Eine möglichst klare Definition, wer sich womit strafbar macht, bezeichnete Rainer Wieland (CDU/EVP) für den Innenausschuss als notwendig. Daher begrüßte er die geplante Positivliste. "Wir sollten uns nicht immer nur darauf beschränken, an dem Mindeststrafrahmen herumzuschrauben. Wir müssen auch anfangen, am Bestimmtheitsgrundsatz zu arbeiten. Wir brauchen den Positivkatalog, damit der Bürger lesen kann, in welchen Bereichen er sich strafbar machen kann."

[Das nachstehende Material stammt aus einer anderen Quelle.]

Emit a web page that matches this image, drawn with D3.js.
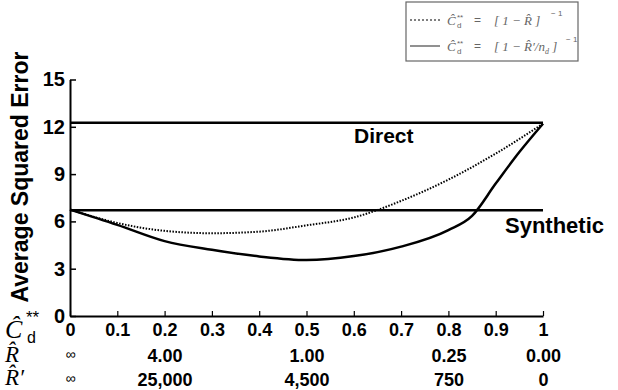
<!DOCTYPE html>
<html>
<head>
<meta charset="utf-8">
<script src="https://cdn.jsdelivr.net/npm/d3@7"></script>
<style>
  body { margin: 0; background: #fff; }
  svg { display: block; font-family: "Liberation Sans", Arial, sans-serif; }
  .bold { font-weight: bold; fill: #000; }
  .serif { font-family: "Liberation Serif", "Times New Roman", serif; font-style: italic; }
</style>
</head>
<body>
<div id="chart"></div>
<script>
// weight of the direct estimator (x) and the two average squared error curves
const weightTicks = [0, 0.1, 0.2, 0.3, 0.4, 0.5, 0.6, 0.7, 0.8, 0.9, 1];
const errorTicks = [0, 3, 6, 9, 12, 15];

const dottedX = [0, 0.1, 0.2, 0.3, 0.4, 0.5, 0.6, 0.7, 0.8, 0.9, 1];
const dottedY = [6.75, 5.9, 5.4, 5.25, 5.35, 5.75, 6.25, 7.3, 8.65, 10.3, 12.2];

const solidX = [0, 0.1, 0.2, 0.3, 0.4, 0.5, 0.6, 0.7, 0.8, 0.85, 0.9, 0.95, 1];
const solidY = [6.75, 5.78, 4.75, 4.2, 3.78, 3.55, 3.8, 4.4, 5.45, 6.35, 8.4, 10.4, 12.2];

const directError = 12.25;
const syntheticError = 6.7;

// extra scales printed under the x axis
const rPositions = [0, 0.2, 0.5, 0.8, 1];
const rLabels = ['\u221e', '4.00', '1.00', '0.25', '0.00'];
const rPrimeLabels = ['\u221e', '25,000', '4,500', '750', '0'];

const width = 618, height = 390;
const svg = d3.select('#chart').append('svg').attr('width', width).attr('height', height);

const x = d3.scaleLinear().domain([0, 1]).range([70, 543]);
const y = d3.scaleLinear().domain([0, 15]).range([316, 79.5]);

// y axis
const yAxis = svg.append('g')
  .attr('transform', `translate(${x(0)},0)`)
  .call(d3.axisLeft(y).tickValues(errorTicks).tickSizeInner(-6).tickSizeOuter(0).tickPadding(5));
yAxis.select('.domain').attr('stroke', '#000').attr('stroke-width', 2);
yAxis.selectAll('.tick line').attr('stroke', '#000').attr('stroke-width', 1.5);
yAxis.selectAll('.tick text').attr('class', 'bold').attr('font-size', 20).attr('fill', '#000');

// x axis
const xAxis = svg.append('g')
  .attr('transform', `translate(0,${y(0)})`)
  .call(d3.axisBottom(x).tickValues(weightTicks).tickFormat(d3.format('~g')).tickSizeInner(-5).tickSizeOuter(0).tickPadding(7));
xAxis.select('.domain').attr('stroke', '#000').attr('stroke-width', 2);
xAxis.selectAll('.tick line').attr('stroke', '#000').attr('stroke-width', 1.2);
xAxis.selectAll('.tick text').attr('class', 'bold').attr('font-size', 18).attr('fill', '#000');

// R-hat and R-hat-prime rows, drawn as label-only axes
function labelRow(yPos, labels) {
  const g = svg.append('g')
    .attr('transform', `translate(0,${yPos})`)
    .call(d3.axisBottom(x).tickValues(rPositions).tickFormat((d, i) => labels[i]).tickSize(0).tickPadding(0));
  g.select('.domain').remove();
  g.selectAll('.tick text')
    .attr('fill', '#000')
    .attr('font-weight', (d, i) => (i === 0 ? 'normal' : 'bold'))
    .attr('font-size', (d, i) => (i === 0 ? 14 : 18));
}
labelRow(349, rLabels);
labelRow(373, rPrimeLabels);

// row labels on the left
svg.append('text').attr('class', 'serif').attr('x', 5).attr('y', 338).attr('font-size', 26).text('\u0108');
svg.append('text').attr('x', 26).attr('y', 323).attr('font-size', 17).text('**');
svg.append('text').attr('x', 27).attr('y', 343).attr('font-size', 16).text('d');
svg.append('text').attr('class', 'serif').attr('x', 5).attr('y', 362).attr('font-size', 23).text('R\u0302');
svg.append('text').attr('class', 'serif').attr('x', 5).attr('y', 385).attr('font-size', 23).text('R\u0302\u2032');

// y axis title
svg.append('text')
  .attr('class', 'bold')
  .attr('transform', `translate(28,${177}) rotate(-90)`)
  .attr('text-anchor', 'middle')
  .attr('font-size', 23)
  .text('Average Squared Error');

// reference lines
svg.append('line')
  .attr('x1', x(0)).attr('x2', x(1))
  .attr('y1', y(directError)).attr('y2', y(directError))
  .attr('stroke', '#000').attr('stroke-width', 2.5);
svg.append('line')
  .attr('x1', x(0)).attr('x2', x(1))
  .attr('y1', y(syntheticError)).attr('y2', y(syntheticError))
  .attr('stroke', '#000').attr('stroke-width', 2.5);

svg.append('text').attr('class', 'bold').attr('x', 354).attr('y', 143).attr('font-size', 21).text('Direct');
svg.append('text').attr('class', 'bold').attr('x', 505).attr('y', 233).attr('font-size', 22).text('Synthetic');

// curves
const line = d3.line().x((d) => x(d[0])).y((d) => y(d[1])).curve(d3.curveMonotoneX);

svg.append('path')
  .datum(dottedX.map((v, i) => [v, dottedY[i]]))
  .attr('d', line)
  .attr('fill', 'none')
  .attr('stroke', '#000')
  .attr('stroke-width', 2)
  .attr('stroke-dasharray', '1.5,1.5');

svg.append('path')
  .datum(solidX.map((v, i) => [v, solidY[i]]))
  .attr('d', line)
  .attr('fill', 'none')
  .attr('stroke', '#000')
  .attr('stroke-width', 2.5);

// legend
const lg = svg.append('g');
lg.append('rect')
  .attr('x', 406).attr('y', 2).attr('width', 172).attr('height', 59)
  .attr('fill', '#fff').attr('stroke', '#666').attr('stroke-width', 1.2);

function legendRow(yc, dashed, withN, sup) {
  lg.append('line')
    .attr('x1', 410).attr('x2', 440).attr('y1', yc).attr('y2', yc)
    .attr('stroke', '#555').attr('stroke-width', 1.3)
    .attr('stroke-dasharray', dashed ? '2,2' : null);
  lg.append('text').attr('class', 'serif').attr('x', 447).attr('y', yc + 5).attr('font-size', 13).attr('fill', '#666').text('\u0108');
  lg.append('text').attr('x', 457).attr('y', yc).attr('font-size', 8).attr('fill', '#666').text('**');
  lg.append('text').attr('x', 457).attr('y', yc + 8).attr('font-size', 8).attr('fill', '#666').text('d');
  lg.append('text').attr('x', 474).attr('y', yc + 4).attr('font-size', 12).attr('fill', '#666').text('=');
  const t = lg.append('text').attr('class', 'serif').attr('x', 494).attr('y', yc + 5).attr('font-size', 13).attr('fill', '#666')
    .attr('font-style', 'normal');
  if (withN) {
    t.append('tspan').text('[ 1 \u2212 R\u0302\u2032/n');
    t.append('tspan').attr('font-size', 8).attr('dy', 3).text('d');
    t.append('tspan').attr('dy', -3).text(' ]');
  } else {
    t.text('[ 1 \u2212 R\u0302 ]');
  }
  lg.append('text').attr('x', sup).attr('y', yc - 4).attr('font-size', 8).attr('fill', '#666').text('\u2212 1');
}
legendRow(20, true, false, 551);
legendRow(46, false, true, 566);
</script>
</body>
</html>
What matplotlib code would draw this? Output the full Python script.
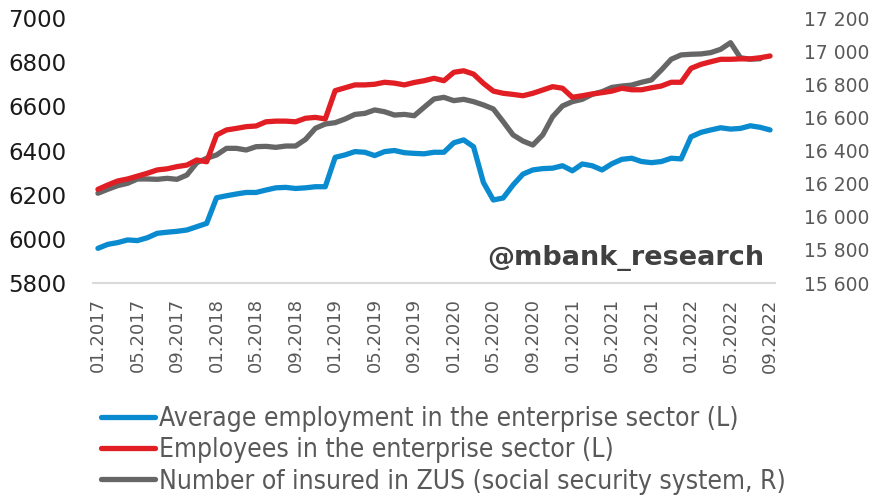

Dass die Kommission die strafrechtlichen Befugnisse, die ihr vom Europäischen Gerichtshof im Zusammenhang mit dem Umweltstrafrecht zugestanden wurden, ausgerechnet bei den Pirateriefragen ausnutzen will, wurde von Abgeordneten der sozialistischen, der liberalen Fraktion und den Grünen teilweise scharf kritisiert. Sie denke nicht, dass die Kommission nicht befugt wäre, in diesem Fall strafrechtliche Maßnahmen vorzuschlagen, sagte Edith Mastenbroek. Der Einsatz im hart umkämpften Urheberrecht könne auf die Bürger aber so wirken, "als wären wir auf der Seite des Big Business", vermutet Mastenbroek. Mit dem Strafrecht dürfe man nicht herumspielen, warnte Ignasi Guardans Cambo von der liberalen Fraktion. Wenn zum Strafrecht gegriffen werde, müsse das weise und mit Sachverstand geschehen. Im Kommissionsvorschlag aber gebe es sehr wenige weise Passagen. Die Abstimmung über die konkurrierenden Vorschläge findet am morgigen Mittwoch statt.

Die Free Software Foundation Europe (FSFE) beschwor das Parlament, die Kriminalisierung von Endnutzern zu verhindern. Der Kommissionsvorschlag ziele unter anderem klar auf Nutzer, Distributoren, Entwickler und Hersteller von Software im allgemeinen, und auch der von freier Software, sagte FSFE-Chef Georg Greve in einer Mitteilung. Ohne eine Regelung zum Schutz vor Softwarepatentierung würde IPRED2 in der Kommissionsfassung zu einem unkalkulierbaren Risiko für die Informationsgesellschaft.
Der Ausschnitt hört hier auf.